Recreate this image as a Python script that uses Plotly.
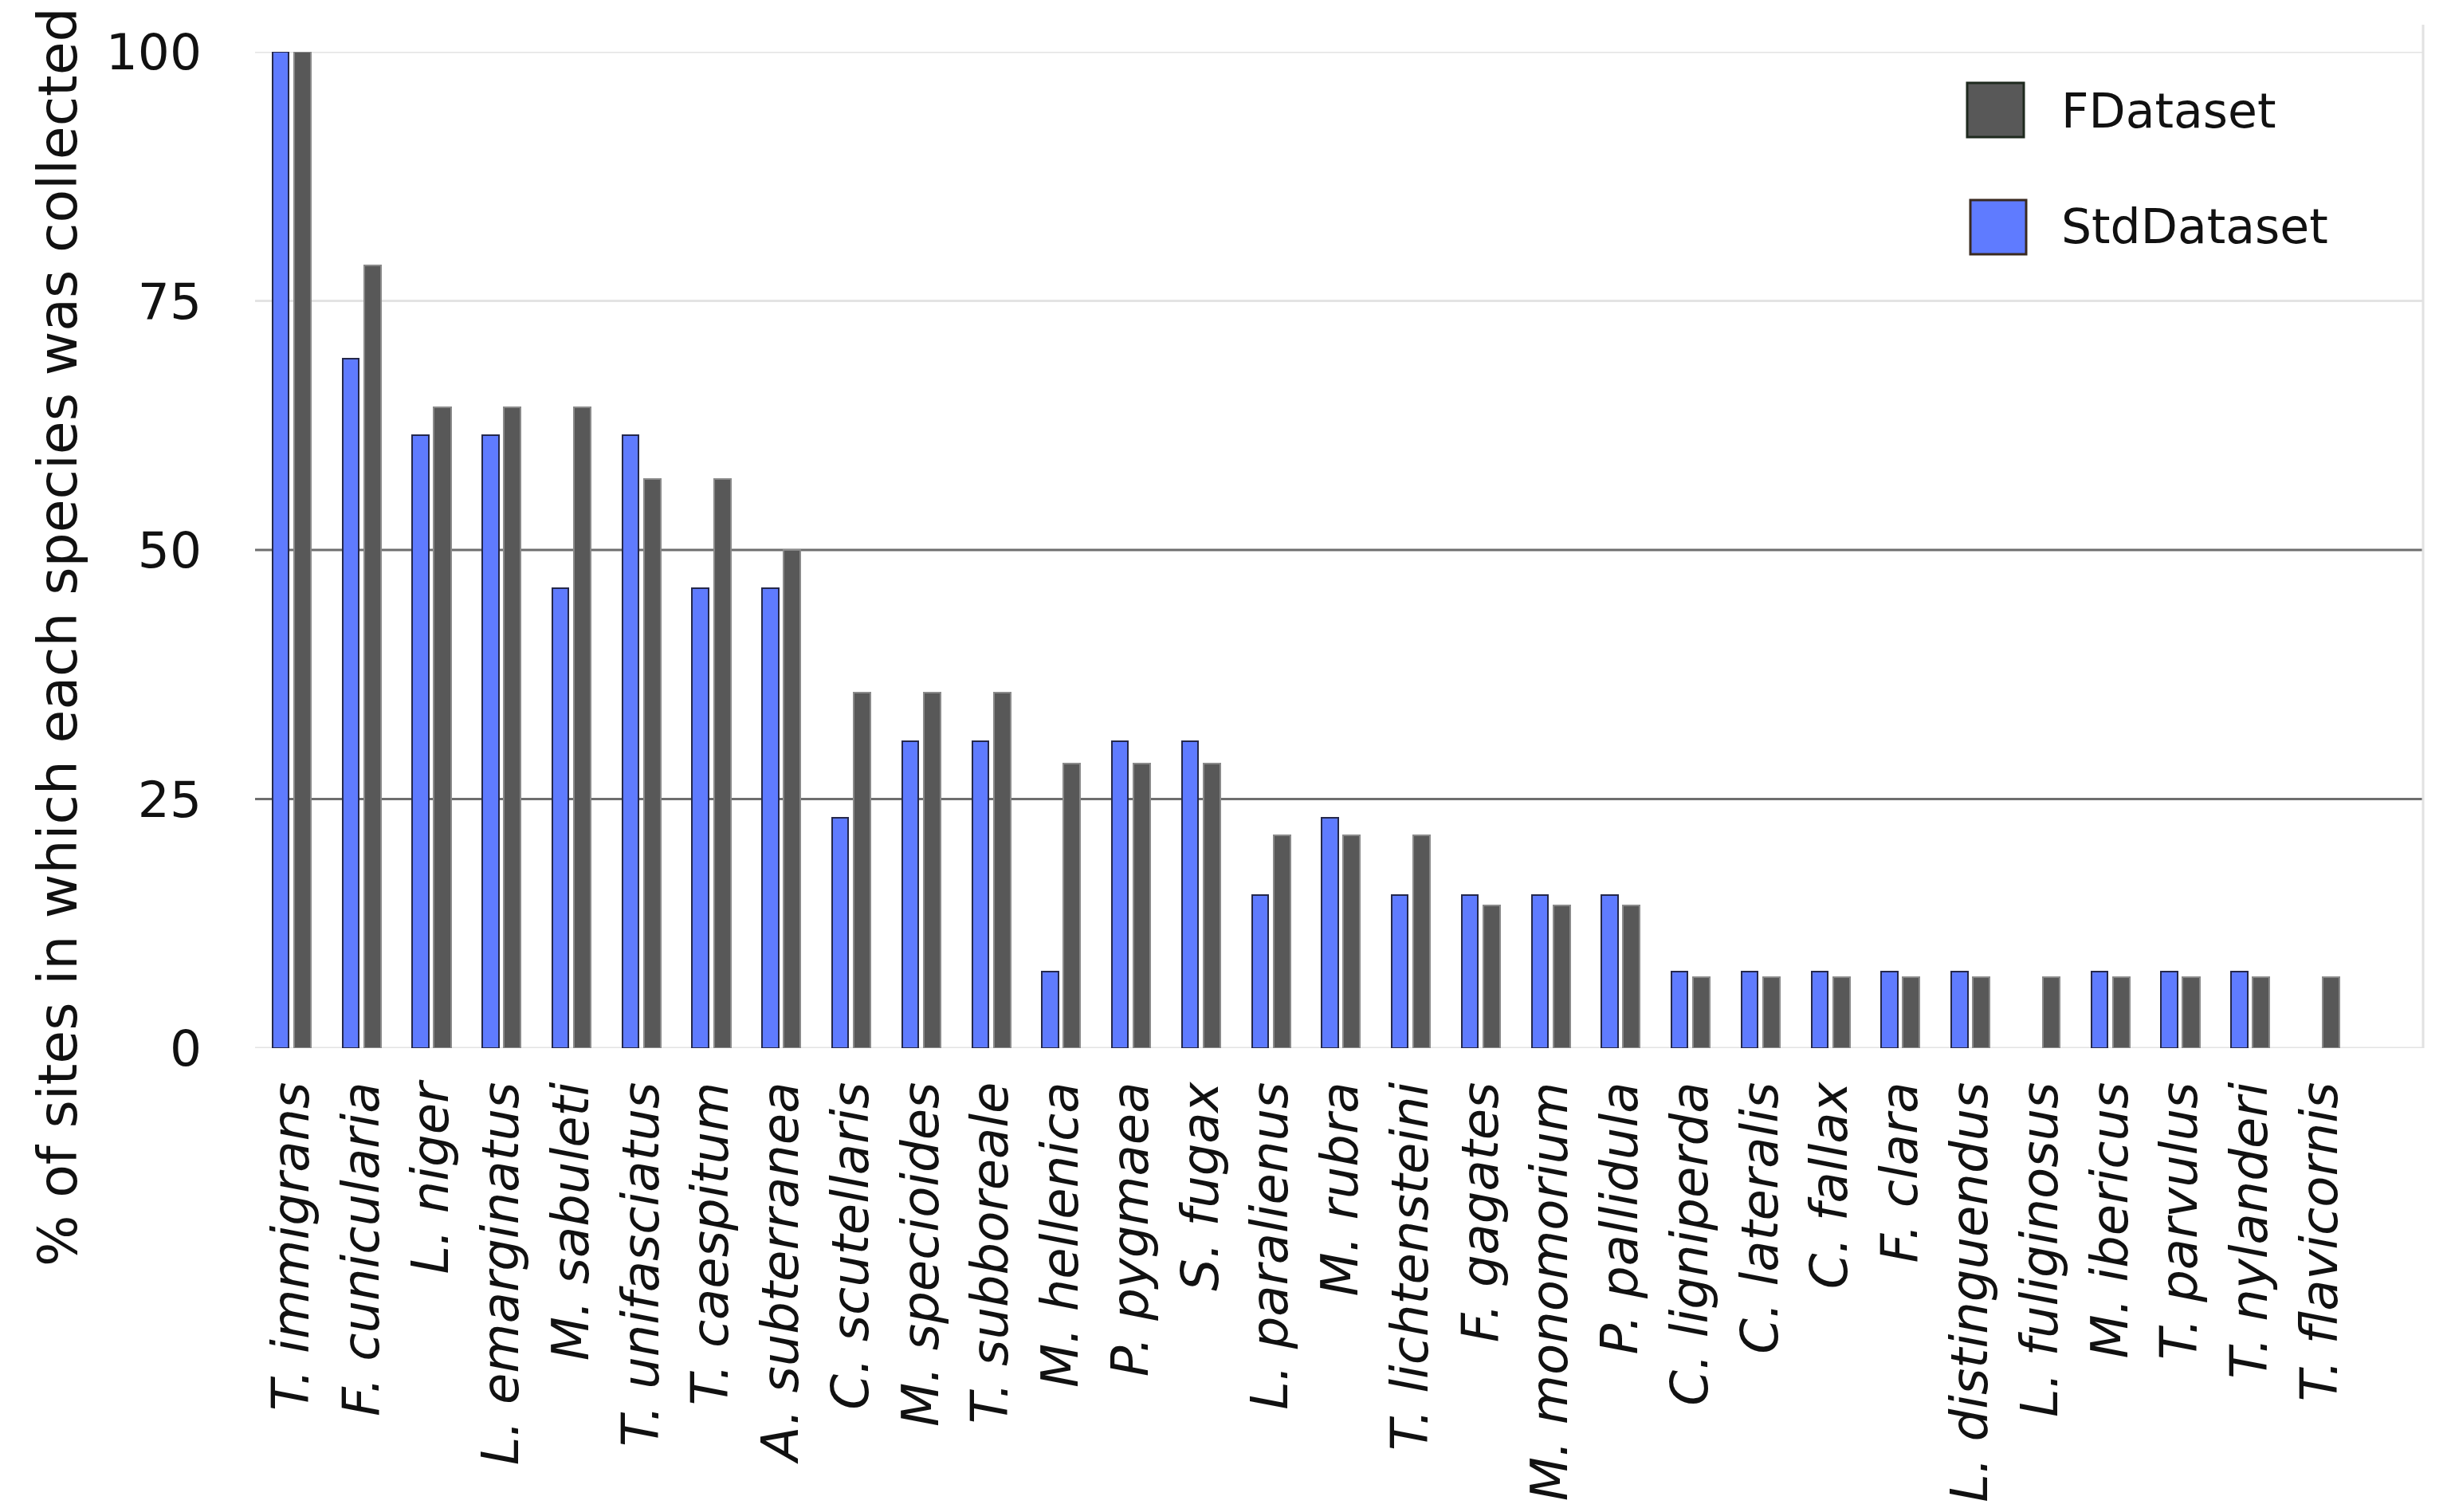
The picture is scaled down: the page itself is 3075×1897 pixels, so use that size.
import plotly.graph_objects as go

species = [
    "T. immigrans", "F. cunicularia", "L. niger", "L. emarginatus", "M. sabuleti",
    "T. unifasciatus", "T. caespitum", "A. subterranea", "C. scutellaris", "M. specioides",
    "T. subboreale", "M. hellenica", "P. pygmaea", "S. fugax", "L. paralienus",
    "M. rubra", "T. lichtensteini", "F. gagates", "M. monomorium", "P. pallidula",
    "C. ligniperda", "C. lateralis", "C. fallax", "F. clara", "L. distinguendus",
    "L. fuliginosus", "M. ibericus", "T. parvulus", "T. nylanderi", "T. flavicornis",
]

std_dataset = [100, 69.2, 61.5, 61.5, 46.2, 61.5, 46.2, 46.2, 23.1, 30.8,
               30.8, 7.7, 30.8, 30.8, 15.4, 23.1, 15.4, 15.4, 15.4, 15.4,
               7.7, 7.7, 7.7, 7.7, 7.7, 0, 7.7, 7.7, 7.7, 0]

f_dataset = [100, 78.6, 64.3, 64.3, 64.3, 57.1, 57.1, 50.0, 35.7, 35.7,
             35.7, 28.6, 28.6, 28.6, 21.4, 21.4, 21.4, 14.3, 14.3, 14.3,
             7.1, 7.1, 7.1, 7.1, 7.1, 7.1, 7.1, 7.1, 7.1, 7.1]

y_ticks = [0, 25, 50, 75, 100]
light_grid = [0, 75, 100]
dark_grid = [25, 50]
series_names = ["FDataset", "StdDataset"]

FONT = "DejaVu Sans"
BLUE = "#5f7bff"
GRAY = "#585858"

W, H = 3075, 1897
L, R, T, B = 312, 43, 57, 590
PW, PH = W - L - R, H - T - B

fig = go.Figure()
fig.add_trace(go.Bar(
    x=species, y=std_dataset, name=series_names[1],
    offset=-0.274, width=0.232,
    marker=dict(color=BLUE, line=dict(color="#25284a",
                                      width=[2 if v > 0 else 0 for v in std_dataset])),
    showlegend=False,
))
fig.add_trace(go.Bar(
    x=species, y=f_dataset, name=series_names[0],
    offset=0.034, width=0.24,
    marker=dict(color=GRAY, line=dict(color="#8a8a8a",
                                      width=[2 if v > 0 else 0 for v in f_dataset])),
    showlegend=False,
))

def px_x(p):
    return (p - L) / PW

def px_y(p):
    return (H - B - p) / PH

shapes = []
for v in light_grid:
    shapes.append(dict(type="line", xref="paper", yref="y", x0=0, x1=1, y0=v, y1=v,
                       line=dict(color="#e3e3e3", width=3), layer="below"))
for v in dark_grid:
    shapes.append(dict(type="line", xref="paper", yref="y", x0=0, x1=1, y0=v, y1=v,
                       line=dict(color="#6e6e6e", width=3), layer="below"))
# right border line
shapes.append(dict(type="line", xref="paper", yref="paper", x0=1, x1=1,
                   y0=0, y1=px_y(23), line=dict(color="#e2e2e2", width=3), layer="below"))
# legend swatches
legend_items = [
    (series_names[0], GRAY, "#1f2a1f", 2460, 2531, 96, 164, 131),
    (series_names[1], BLUE, "#3a2a20", 2464, 2534, 243, 311, 276),
]
annotations = []
for name, col, edge, x0, x1, y0, y1, ty in legend_items:
    shapes.append(dict(type="rect", xref="paper", yref="paper",
                       x0=px_x(x0), x1=px_x(x1), y0=px_y(y1), y1=px_y(y0),
                       fillcolor=col, line=dict(color=edge, width=3), layer="above"))
    annotations.append(dict(xref="paper", yref="paper", x=px_x(2576), y=px_y(ty),
                            text=name, showarrow=False, xanchor="left", yanchor="middle",
                            font=dict(family=FONT, size=60, color="#111")))

annotations.append(dict(xref="paper", yref="paper", x=px_x(65), y=px_y(791),
                        text="% of sites in which each species was collected",
                        textangle=-90, showarrow=False, xanchor="center", yanchor="middle",
                        font=dict(family=FONT, size=68, color="#111")))

fig.update_layout(
    width=W, height=H,
    margin=dict(l=L, r=R, t=T, b=B, autoexpand=False),
    paper_bgcolor="white", plot_bgcolor="rgba(0,0,0,0)",
    font=dict(family=FONT, color="#111"),
    shapes=shapes, annotations=annotations,
    bargap=0, showlegend=False,
)
fig.update_xaxes(
    range=[-0.524, 30.47], showgrid=False, showline=False, zeroline=False,
    tickangle=-90, ticks="outside", ticklen=16, tickcolor="rgba(0,0,0,0)",
    tickfont=dict(family=FONT, size=64, style="italic", color="#111"),
)
fig.update_yaxes(
    range=[0, 100], tickvals=y_ticks, showgrid=False,
    zeroline=False, showline=False, ticks="", ticklabelstandoff=66,
    tickfont=dict(family=FONT, size=63, color="#111"),
)

fig.write_html("out.html")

### Work to complete
Copy out exactly the lines from the one containing "The picture is" to the one containing "return (H - B - p) / PH", both ends inclusive.

### Response to the task
The picture is scaled down: the page itself is 3075×1897 pixels, so use that size.
import plotly.graph_objects as go

species = [
    "T. immigrans", "F. cunicularia", "L. niger", "L. emarginatus", "M. sabuleti",
    "T. unifasciatus", "T. caespitum", "A. subterranea", "C. scutellaris", "M. specioides",
    "T. subboreale", "M. hellenica", "P. pygmaea", "S. fugax", "L. paralienus",
    "M. rubra", "T. lichtensteini", "F. gagates", "M. monomorium", "P. pallidula",
    "C. ligniperda", "C. lateralis", "C. fallax", "F. clara", "L. distinguendus",
    "L. fuliginosus", "M. ibericus", "T. parvulus", "T. nylanderi", "T. flavicornis",
]

std_dataset = [100, 69.2, 61.5, 61.5, 46.2, 61.5, 46.2, 46.2, 23.1, 30.8,
               30.8, 7.7, 30.8, 30.8, 15.4, 23.1, 15.4, 15.4, 15.4, 15.4,
               7.7, 7.7, 7.7, 7.7, 7.7, 0, 7.7, 7.7, 7.7, 0]

f_dataset = [100, 78.6, 64.3, 64.3, 64.3, 57.1, 57.1, 50.0, 35.7, 35.7,
             35.7, 28.6, 28.6, 28.6, 21.4, 21.4, 21.4, 14.3, 14.3, 14.3,
             7.1, 7.1, 7.1, 7.1, 7.1, 7.1, 7.1, 7.1, 7.1, 7.1]

y_ticks = [0, 25, 50, 75, 100]
light_grid = [0, 75, 100]
dark_grid = [25, 50]
series_names = ["FDataset", "StdDataset"]

FONT = "DejaVu Sans"
BLUE = "#5f7bff"
GRAY = "#585858"

W, H = 3075, 1897
L, R, T, B = 312, 43, 57, 590
PW, PH = W - L - R, H - T - B

fig = go.Figure()
fig.add_trace(go.Bar(
    x=species, y=std_dataset, name=series_names[1],
    offset=-0.274, width=0.232,
    marker=dict(color=BLUE, line=dict(color="#25284a",
                                      width=[2 if v > 0 else 0 for v in std_dataset])),
    showlegend=False,
))
fig.add_trace(go.Bar(
    x=species, y=f_dataset, name=series_names[0],
    offset=0.034, width=0.24,
    marker=dict(color=GRAY, line=dict(color="#8a8a8a",
                                      width=[2 if v > 0 else 0 for v in f_dataset])),
    showlegend=False,
))

def px_x(p):
    return (p - L) / PW

def px_y(p):
    return (H - B - p) / PH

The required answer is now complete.